This is a nice interview posted just last week by the crew at Freshly Squeezed Reads as part of my Honourable Mention in their #C1Blitz competition from earlier this year – click here: www.freshlysqueezed.com
It’s quite a different view of my character Carly and the background to writing my YA novel, Facing Up. Despite the Very Serious Face in the accompanying photo (car accidents are a pretty serious sort of subject, after all), there is humour and some silliness in the book, especially between Carly and her best friend Suzie. So please don’t be afraid to have a read of Facing Up!
I had a great time in this competition, where authors from all over the world could enter the first chapter of an unpublished (or self-published) Young Adult (YA) novel. Around 73 hopeful and talented authors entered, to have their first chapters critiqued by five of their peers, at least three professionals, and teenage readers who participated in a live panel and also sent in their reviews of various first chapters.
The teenagers had some of the best comments – some sounded like they were at least twenty years older in language and reviewing abilities!
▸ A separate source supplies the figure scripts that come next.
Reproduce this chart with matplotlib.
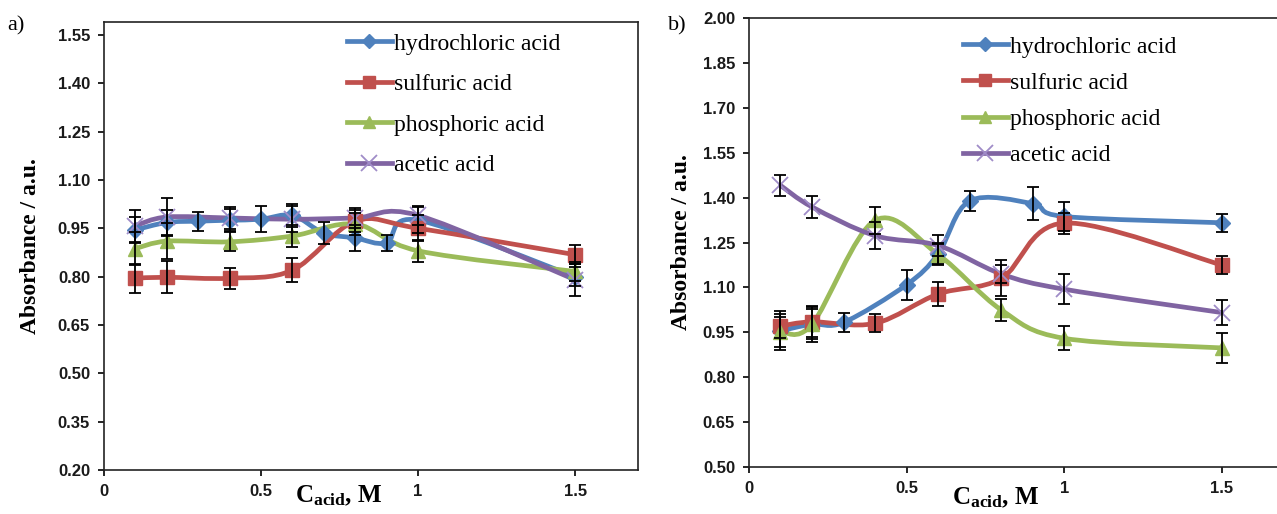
import matplotlib
matplotlib.use("Agg")
import matplotlib.pyplot as plt
from matplotlib.path import Path
from matplotlib.patches import PathPatch
from matplotlib.lines import Line2D

# ---- data ----
series_names = ['hydrochloric acid', 'sulfuric acid', 'phosphoric acid', 'acetic acid']

# panel a
a_x_hcl = [0.1, 0.2, 0.3, 0.4, 0.5, 0.6, 0.7, 0.8, 0.9, 1.0, 1.5]
a_hcl = [0.945, 0.968, 0.972, 0.975, 0.978, 0.99, 0.935, 0.92, 0.905, 0.975, 0.80]
a_hcl_err = [0.04, 0.04, 0.03, 0.035, 0.04, 0.035, 0.035, 0.04, 0.025, 0.04, 0.03]
a_x = [0.1, 0.2, 0.4, 0.6, 0.8, 1.0, 1.5]
a_h2so4 = [0.795, 0.798, 0.795, 0.82, 0.972, 0.95, 0.868]
a_h2so4_err = [0.045, 0.05, 0.032, 0.037, 0.035, 0.04, 0.03]
a_h3po4 = [0.887, 0.91, 0.908, 0.926, 0.963, 0.88, 0.816]
a_h3po4_err = [0.05, 0.055, 0.03, 0.033, 0.035, 0.035, 0.03]
a_acetic = [0.958, 0.985, 0.982, 0.978, 0.982, 0.99, 0.79]
a_acetic_err = [0.05, 0.06, 0.035, 0.04, 0.03, 0.03, 0.05]

# panel b
b_x_hcl = [0.1, 0.2, 0.3, 0.5, 0.6, 0.7, 0.9, 1.0, 1.5]
b_hcl = [0.955, 0.977, 0.983, 1.109, 1.212, 1.389, 1.38, 1.337, 1.316]
b_hcl_err = [0.065, 0.06, 0.033, 0.05, 0.035, 0.032, 0.056, 0.05, 0.03]
b_x = [0.1, 0.2, 0.4, 0.6, 0.8, 1.0, 1.5]
b_h2so4 = [0.971, 0.985, 0.98, 1.078, 1.13, 1.315, 1.175]
b_h2so4_err = [0.04, 0.05, 0.03, 0.04, 0.06, 0.035, 0.03]
b_h3po4 = [0.952, 0.977, 1.324, 1.21, 1.025, 0.93, 0.898]
b_h3po4_err = [0.05, 0.05, 0.045, 0.035, 0.036, 0.04, 0.05]
b_acetic = [1.441, 1.369, 1.273, 1.24, 1.145, 1.094, 1.016]
b_acetic_err = [0.034, 0.037, 0.045, 0.035, 0.03, 0.05, 0.043]

a_yticks = [0.20, 0.35, 0.50, 0.65, 0.80, 0.95, 1.10, 1.25, 1.40, 1.55]
b_yticks = [0.50, 0.65, 0.80, 0.95, 1.10, 1.25, 1.40, 1.55, 1.70, 1.85, 2.00]
x_ticks = [0, 0.5, 1, 1.5]
x_ticklabels = ['0', '0.5', '1', '1.5']

colors = ['#4F81BD', '#C0504D', '#9BBB59', '#8064A2']
markers = ['D', 's', '^', 'x']
msizes = [8, 10, 10, 12]
mfc = ['#4F81BD', '#C0504D', '#9BBB59', '#A08CC8']

plt.rcParams['mathtext.fontset'] = 'custom'
plt.rcParams['mathtext.rm'] = 'Liberation Serif'
plt.rcParams['mathtext.bf'] = 'Liberation Serif:bold'


def smooth_path(xs, ys):
    # excel-like smoothed line: catmull-rom as cubic bezier
    pts = list(zip(xs, ys))
    n = len(pts)
    verts = [pts[0]]
    codes = [Path.MOVETO]
    for i in range(n - 1):
        p0 = pts[i - 1] if i > 0 else pts[i]
        p1 = pts[i]
        p2 = pts[i + 1]
        p3 = pts[i + 2] if i + 2 < n else pts[i + 1]
        c1 = (p1[0] + (p2[0] - p0[0]) / 6, p1[1] + (p2[1] - p0[1]) / 6)
        c2 = (p2[0] - (p3[0] - p1[0]) / 6, p2[1] - (p3[1] - p1[1]) / 6)
        verts += [c1, c2, p2]
        codes += [Path.CURVE4] * 3
    return Path(verts, codes)


def draw_panel(ax, data, ylim, yticks, label_xy, legend_xy, lspace, ylab_x, xlab_xy):
    for k, (xs, ys, errs) in enumerate(data):
        ax.add_patch(PathPatch(smooth_path(xs, ys), fill=False, lw=3.4,
                               edgecolor=colors[k], capstyle='round',
                               joinstyle='round', zorder=2 + k * 0.1))
        if markers[k] == 'x':
            ax.plot(xs, ys, linestyle='none', marker='x', ms=msizes[k],
                    mec=mfc[k], mew=1.3, zorder=3)
        else:
            ax.plot(xs, ys, linestyle='none', marker=markers[k], ms=msizes[k],
                    mfc=mfc[k], mec=colors[k], zorder=3)
        ax.errorbar(xs, ys, yerr=errs, fmt='none', ecolor='black',
                    elinewidth=1.3, capsize=4, capthick=1.3, zorder=4)

    ax.set_xlim(0, 1.7)
    ax.set_ylim(*ylim)
    ax.set_yticks(yticks)
    ax.set_yticklabels(['%.2f' % v for v in yticks])
    ax.set_xticks(x_ticks)
    ax.set_xticklabels(x_ticklabels)
    for t in ax.get_xticklabels() + ax.get_yticklabels():
        t.set_fontfamily('Liberation Sans')
        t.set_fontweight('bold')
        t.set_fontsize(12)
        t.set_color('#1a1a1a')
    ax.tick_params(direction='out', length=4, width=1.2, pad=6)
    for sp in ax.spines.values():
        sp.set_linewidth(1.2)
        sp.set_color('#222222')

    ax.set_ylabel('Absorbance / a.u.', family='Liberation Serif',
                  fontweight='bold', fontsize=17)
    ax.yaxis.set_label_coords(ylab_x, 0.5)
    ax.set_xlabel(r'$\mathbf{C_{acid}}$, M', family='Liberation Serif',
                  fontweight='bold', fontsize=18)
    ax.xaxis.set_label_coords(*xlab_xy)

    handles = []
    for k in range(4):
        if markers[k] == 'x':
            h = Line2D([], [], color=colors[k], lw=3.4, marker='x',
                       ms=msizes[k], mec=mfc[k], mew=1.3)
        else:
            h = Line2D([], [], color=colors[k], lw=3.4, marker=markers[k],
                       ms=msizes[k] - 1, mfc=mfc[k], mec=colors[k])
        handles.append(h)
    ax.legend(handles, series_names, loc='upper left', bbox_to_anchor=legend_xy,
              frameon=False, borderpad=0, borderaxespad=0, handlelength=1.9,
              handletextpad=0.1, labelspacing=lspace,
              prop={'family': 'Liberation Serif', 'size': 17})

    ax.figure.text(label_xy[0], label_xy[1], label_xy[2],
                   family='Liberation Serif', fontsize=16, va='top')


fig = plt.figure(figsize=(12.77, 5.14), dpi=100)
ax_a = fig.add_axes([0.0814, 0.0856, 0.4182, 0.8716])
ax_b = fig.add_axes([0.5865, 0.0914, 0.4197, 0.8735])

data_a = [(a_x_hcl, a_hcl, a_hcl_err), (a_x, a_h2so4, a_h2so4_err),
          (a_x, a_h3po4, a_h3po4_err), (a_x, a_acetic, a_acetic_err)]
data_b = [(b_x_hcl, b_hcl, b_hcl_err), (b_x, b_h2so4, b_h2so4_err),
          (b_x, b_h3po4, b_h3po4_err), (b_x, b_acetic, b_acetic_err)]

draw_panel(ax_a, data_a, (0.2, 1.59), a_yticks, (0.006, 0.968, 'a)'),
           (0.455, 0.975), 0.8, -0.118, (0.44, -0.03))
draw_panel(ax_b, data_b, (0.5, 2.0), b_yticks, (0.523, 0.968, 'b)'),
           (0.399, 0.96), 0.62, -0.106, (0.46, -0.042))
ax_b.spines['right'].set_visible(False)

fig.savefig('out.png', dpi=100)
plt.close(fig)
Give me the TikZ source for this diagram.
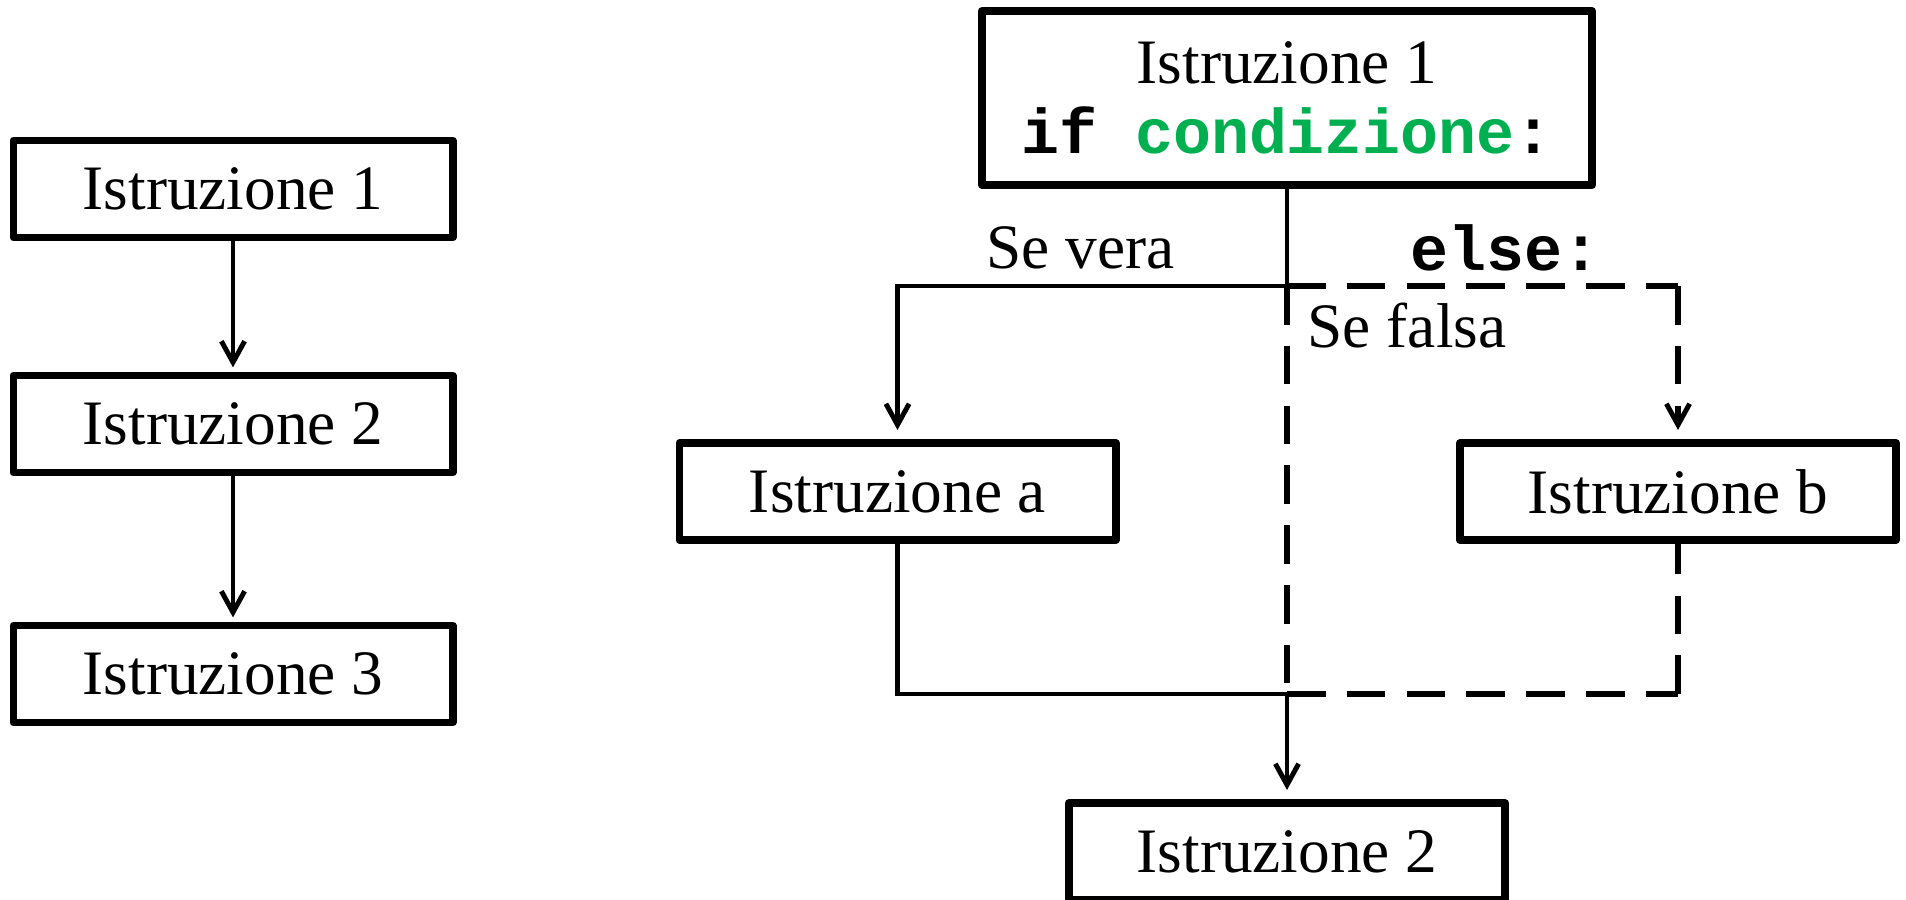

This is the teen panel review for the 40 or so early-bird entries, shown live during the digital Writers Festival in February this year. It was nerve-wracking listening to the commentary on my own novel, but it put a huge smile on my face to hear the two teenage girls say they’d like to read the whole book!
The Twitter party celebration was held on a Sunday in April this year, and it was a gloriously rambunctious flurry of tweets back and forth as winners were announced. I was very excited to win an Honourable Mention in the Writers’ section, one of the toughest audiences, but fair as well!
Many thanks to the generous efforts of Vicki Renner for the interview, and herself, Michelle Coleman and Belinda Crawford for the enormous amount of time and effort which they have dedicated to Freshly Squeezed and the promoting of new YA authors. They are all YA authors themselves, either published or about to be (congratulations by the way, guys!) Check them out here!
YA is not always appreciated by adult readers or publishers and authors of other genres, but I can tell you that it’s here to stay. It’s not only a bridge between childhood reading and a life as an adult reader, but it also explores some major topics and makes teens (and adults) think and imagine and empathise. And no, not all YA is fantasy or romance or dystopia – there’s subjects and genres of all shapes, sizes and colours!